_Data lines_.
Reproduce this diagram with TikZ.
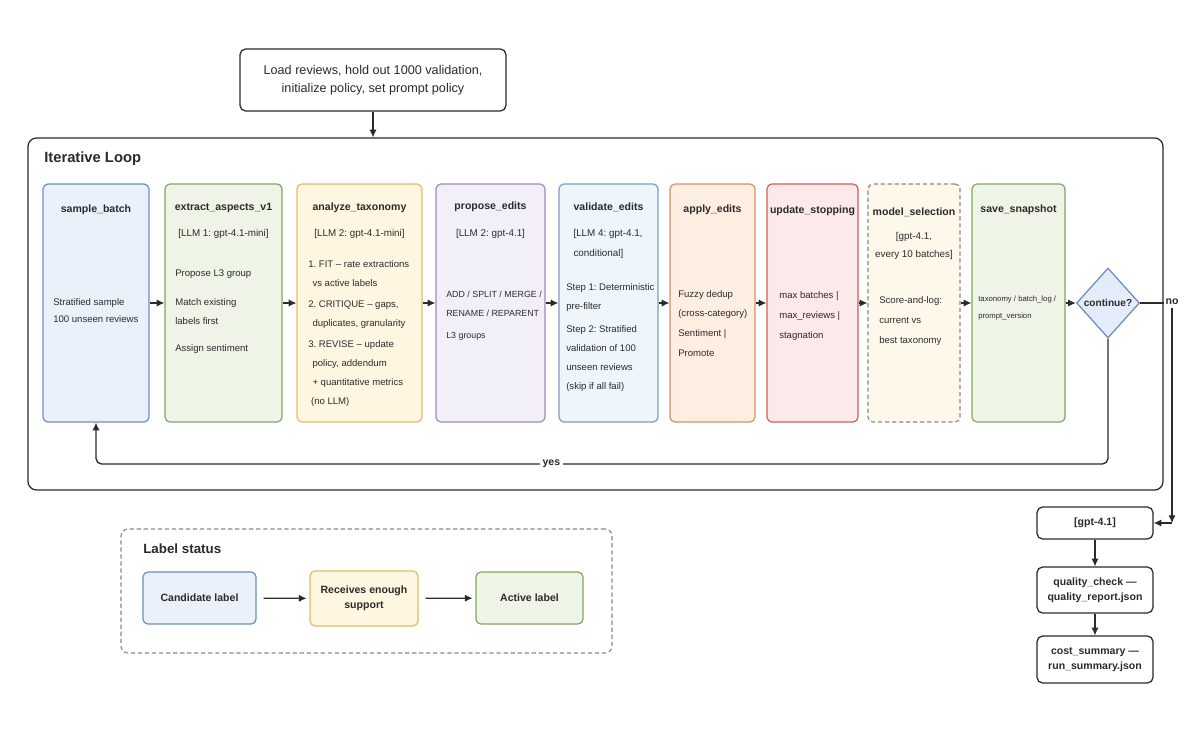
\documentclass[tikz,border=0pt]{standalone}
\usepackage{fontspec}
\setmainfont{Liberation Sans}
\usetikzlibrary{shapes.geometric,arrows.meta,positioning,calc,fit}

\definecolor{inkC}{HTML}{2B2B2B}
\definecolor{blueF}{HTML}{EAF1FB}   \definecolor{blueD}{HTML}{6C8EBF}
\definecolor{greenF}{HTML}{EEF4E6}  \definecolor{greenD}{HTML}{82A366}
\definecolor{yellowF}{HTML}{FFF6E2} \definecolor{yellowD}{HTML}{E2BC5E}
\definecolor{purpleF}{HTML}{F3EFFA} \definecolor{purpleD}{HTML}{A186C2}
\definecolor{cyanF}{HTML}{EEF5FB}   \definecolor{cyanD}{HTML}{7B9FBA}
\definecolor{orangeF}{HTML}{FDEEE2} \definecolor{orangeD}{HTML}{D98F69}
\definecolor{redF}{HTML}{FCE9E9}    \definecolor{redD}{HTML}{D35D5B}
\definecolor{creamF}{HTML}{FDF8EA}  \definecolor{creamD}{HTML}{8A8A8A}
\definecolor{diaF}{HTML}{E4ECF9}

\tikzset{
  stage/.style={draw=#1D, fill=#1F, rounded corners=3.5pt, line width=0.85pt, inner sep=0pt},
  frame/.style={draw=inkC, fill=white, rounded corners=4pt, line width=0.9pt, inner sep=0pt},
  boxtxt/.style={align=center, text=inkC, font=\bfseries\fontsize{7.5}{11}\selectfont},
  ttl/.style={text=inkC, font=\bfseries\fontsize{7.5}{9}\selectfont},
  sub/.style={text=inkC, align=center, font=\fontsize{7}{14}\selectfont},
  body/.style={text=inkC, align=left, anchor=north west, inner sep=0pt, font=\fontsize{6.8}{13.5}\selectfont},
  head/.style={text=inkC, anchor=west, inner sep=0pt, font=\bfseries\fontsize{10.5}{12}\selectfont},
  lbl/.style={text=inkC, inner sep=2pt, font=\bfseries\fontsize{7.5}{9}\selectfont},
  flow/.style={-{Latex[length=5.5pt, width=5.2pt]}, draw=inkC, line width=0.95pt},
  decision/.style={diamond, draw=blueD, fill=diaF, line width=0.9pt, aspect=0.9, inner sep=0pt,
    minimum width=1.575cm, minimum height=1.75cm, text=inkC, font=\bfseries\fontsize{7.2}{9}\selectfont}
}

\begin{document}
\frenchspacing
\begin{tikzpicture}[x=0.025cm, y=-0.025cm]
  \useasboundingbox[fill=white] (0,0) rectangle (1200,731);

  % setup and outer loop
  \node[frame, fit={(240,49) (506,111)}] (init) {};
  \node[boxtxt, font=\fontsize{9}{12.8}\selectfont] (initL) at (init) {Load reviews, hold out 1000 validation,\\initialize policy, set prompt policy};
  \node[frame, rounded corners=6pt, fit={(28,138) (1163,490)}] (loop) {};
  \node[head] (loopT) at (44,159) {Iterative Loop};
  \draw[flow] (init) -- (init |- loop.north);

  % stages
  \node[stage=blue, fit={(43,184) (149,422)}] (sb) {};
  \node[stage=green, fit={(165,184) (282,422)}] (ea) {};
  \node[stage=yellow, fit={(297,184) (422,422)}] (az) {};
  \node[stage=purple, fit={(436,184) (545,422)}] (pe) {};
  \node[stage=cyan, fit={(559,184) (658,422)}] (ve) {};
  \node[stage=orange, fit={(670,184) (755,422)}] (ap) {};
  \node[stage=red, fit={(767,184) (858,422)}] (us) {};
  \node[stage=cream, dash pattern=on 3pt off 2pt, fit={(868,184) (960,422)}] (ms) {};
  \node[stage=green, fit={(972,184) (1065,422)}] (ss) {};
  \node[decision] (cont) at (1108,303) {continue?};

  \node[ttl] (sbT) at (96,210) {sample\_batch};
  \node[ttl] (eaT) at (223.5,208) {extract\_aspects\_v1};
  \node[ttl] (azT) at (359.5,208) {analyze\_taxonomy};
  \node[ttl] (peT) at (490.5,207) {propose\_edits};
  \node[ttl] (veT) at (608.5,207) {validate\_edits};
  \node[ttl] (apT) at (712.5,210) {apply\_edits};
  \node[ttl] (usT) at (812.5,211) {update\_stopping};
  \node[ttl] (msT) at (914,212) {model\_selection};
  \node[ttl] (ssT) at (1018.5,210) {save\_snapshot};

  \node[sub] (eaS) at (223.5,234) {[LLM 1: gpt-4.1-mini]};
  \node[sub] (azS) at (359.5,234) {[LLM 2: gpt-4.1-mini]};
  \node[sub] (peS) at (490.5,234) {[LLM 2: gpt-4.1]};
  \node[sub, align=left] (veS) at (608,244) {[LLM 4: gpt-4.1,\\conditional]};
  \node[sub, font=\fontsize{7}{12.8}\selectfont] (msS) at (914,246) {[gpt-4.1,\\every 10 batches]};

  \node[body, font=\fontsize{6.8}{12}\selectfont] (sbB) at (53,298) {Stratified sample\\100 unseen reviews};
  \node[body] (eaB) at (175,270) {Propose L3 group\\[7pt]Match existing\\labels first\\[5.5pt]Assign sentiment};
  \node[body] (azB) at (308,260) {1. FIT -- rate extractions\\\hspace*{3pt}vs active labels\\[1.5pt]2. CRITIQUE -- gaps,\\\hspace*{3pt}duplicates, granularity\\[1.5pt]3. REVISE -- update\\\hspace*{3pt}policy, addendum\\\hspace*{3pt}+ quantitative metrics\\\hspace*{2pt}(no LLM)};
  \node[body, font=\fontsize{6.3}{13.5}\selectfont] (peB) at (446,291) {ADD / SPLIT / MERGE /\\RENAME / REPARENT\\[2pt]L3 groups};
  \node[body] (veB) at (566,283) {Step 1: Deterministic\\pre-filter\\[3pt]Step 2: Stratified\\validation of 100\\unseen reviews\\(skip if all fail)};
  \node[body] (apB) at (678,290) {Fuzzy dedup\\(cross-category)\\[1pt]Sentiment |\\[1pt]Promote};
  \node[body] (usB) at (779,291) {max batches |\\[1pt]max\_reviews |\\[1pt]stagnation};
  \node[body] (msB) at (879,296) {Score-and-log:\\[1pt]current vs\\[1pt]best taxonomy};
  \node[body, font=\fontsize{5.5}{12}\selectfont] (ssB) at (978,296) {taxonomy / batch\_log /\\prompt\_version};

  \foreach \a/\b in {sb/ea, ea/az, az/pe, pe/ve, ve/ap, ap/us, us/ms, ms/ss, ss/cont}
    \draw[flow] (\a.east) -- (\b.west);

  % yes / no branches
  \coordinate (yesR) at (1108,464);
  \coordinate (yesL) at (96,464);
  \draw[flow, rounded corners=4pt] (cont.south) -- (yesR) -- node[lbl, fill=white, pos=0.55] (yes) {yes} (yesL) -- (sb.south);
  \draw[draw=inkC, line width=0.9pt] (cont.east) -- (cont.east -| loop.east);
  \node[lbl] (no) at (1172,302) {no};

  % final steps
  \node[frame, fit={(1037,507) (1153,539)}] (gpt) {};
  \node[frame, fit={(1037,567) (1153,613)}] (qc) {};
  \node[frame, fit={(1037,636) (1153,683)}] (cs) {};
  \node[boxtxt] (gptL) at (gpt) {[gpt-4.1]};
  \node[boxtxt] (qcL) at (qc) {quality\_check ---\\quality\_report.json};
  \node[boxtxt] (csL) at (cs) {cost\_summary ---\\run\_summary.json};
  \coordinate (noC) at (1172,523);
  \draw[flow] (no.south) -- (noC);
  \draw[flow] (noC) -- (gpt.east);
  \draw[flow] (gpt) -- (qc);
  \draw[flow] (qc) -- (cs);

  % label status legend
  \node[draw=creamD, rounded corners=5pt, line width=0.8pt, dash pattern=on 3pt off 2pt, inner sep=0pt, fit={(121,529) (612,653)}] (status) {};
  \node[head, font=\bfseries\fontsize{9.5}{11}\selectfont] (statusT) at (143,549) {Label status};
  \node[stage=blue, fit={(143,572) (256,624)}] (cand) {};
  \node[stage=yellow, fit={(310,571) (418,626)}] (recv) {};
  \node[stage=green, fit={(476,572) (583,624)}] (act) {};
  \node[boxtxt] (candL) at (cand) {Candidate label};
  \node[boxtxt] (recvL) at (recv) {Receives enough\\support};
  \node[boxtxt] (actL) at (act) {Active label};
  \draw[flow, shorten <=5pt, shorten >=2pt] (cand) -- (recv);
  \draw[flow, shorten <=5pt, shorten >=2pt] (recv) -- (act);
\end{tikzpicture}
\end{document}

_What you are asked to do_. Pictures stay out. Print the data exactly, from its first line through the line containing "(0,0) rectangle (1200,731);".

_The response_.
Reproduce this diagram with TikZ.
\documentclass[tikz,border=0pt]{standalone}
\usepackage{fontspec}
\setmainfont{Liberation Sans}
\usetikzlibrary{shapes.geometric,arrows.meta,positioning,calc,fit}

\definecolor{inkC}{HTML}{2B2B2B}
\definecolor{blueF}{HTML}{EAF1FB}   \definecolor{blueD}{HTML}{6C8EBF}
\definecolor{greenF}{HTML}{EEF4E6}  \definecolor{greenD}{HTML}{82A366}
\definecolor{yellowF}{HTML}{FFF6E2} \definecolor{yellowD}{HTML}{E2BC5E}
\definecolor{purpleF}{HTML}{F3EFFA} \definecolor{purpleD}{HTML}{A186C2}
\definecolor{cyanF}{HTML}{EEF5FB}   \definecolor{cyanD}{HTML}{7B9FBA}
\definecolor{orangeF}{HTML}{FDEEE2} \definecolor{orangeD}{HTML}{D98F69}
\definecolor{redF}{HTML}{FCE9E9}    \definecolor{redD}{HTML}{D35D5B}
\definecolor{creamF}{HTML}{FDF8EA}  \definecolor{creamD}{HTML}{8A8A8A}
\definecolor{diaF}{HTML}{E4ECF9}

\tikzset{
  stage/.style={draw=#1D, fill=#1F, rounded corners=3.5pt, line width=0.85pt, inner sep=0pt},
  frame/.style={draw=inkC, fill=white, rounded corners=4pt, line width=0.9pt, inner sep=0pt},
  boxtxt/.style={align=center, text=inkC, font=\bfseries\fontsize{7.5}{11}\selectfont},
  ttl/.style={text=inkC, font=\bfseries\fontsize{7.5}{9}\selectfont},
  sub/.style={text=inkC, align=center, font=\fontsize{7}{14}\selectfont},
  body/.style={text=inkC, align=left, anchor=north west, inner sep=0pt, font=\fontsize{6.8}{13.5}\selectfont},
  head/.style={text=inkC, anchor=west, inner sep=0pt, font=\bfseries\fontsize{10.5}{12}\selectfont},
  lbl/.style={text=inkC, inner sep=2pt, font=\bfseries\fontsize{7.5}{9}\selectfont},
  flow/.style={-{Latex[length=5.5pt, width=5.2pt]}, draw=inkC, line width=0.95pt},
  decision/.style={diamond, draw=blueD, fill=diaF, line width=0.9pt, aspect=0.9, inner sep=0pt,
    minimum width=1.575cm, minimum height=1.75cm, text=inkC, font=\bfseries\fontsize{7.2}{9}\selectfont}
}

\begin{document}
\frenchspacing
\begin{tikzpicture}[x=0.025cm, y=-0.025cm]
  \useasboundingbox[fill=white] (0,0) rectangle (1200,731);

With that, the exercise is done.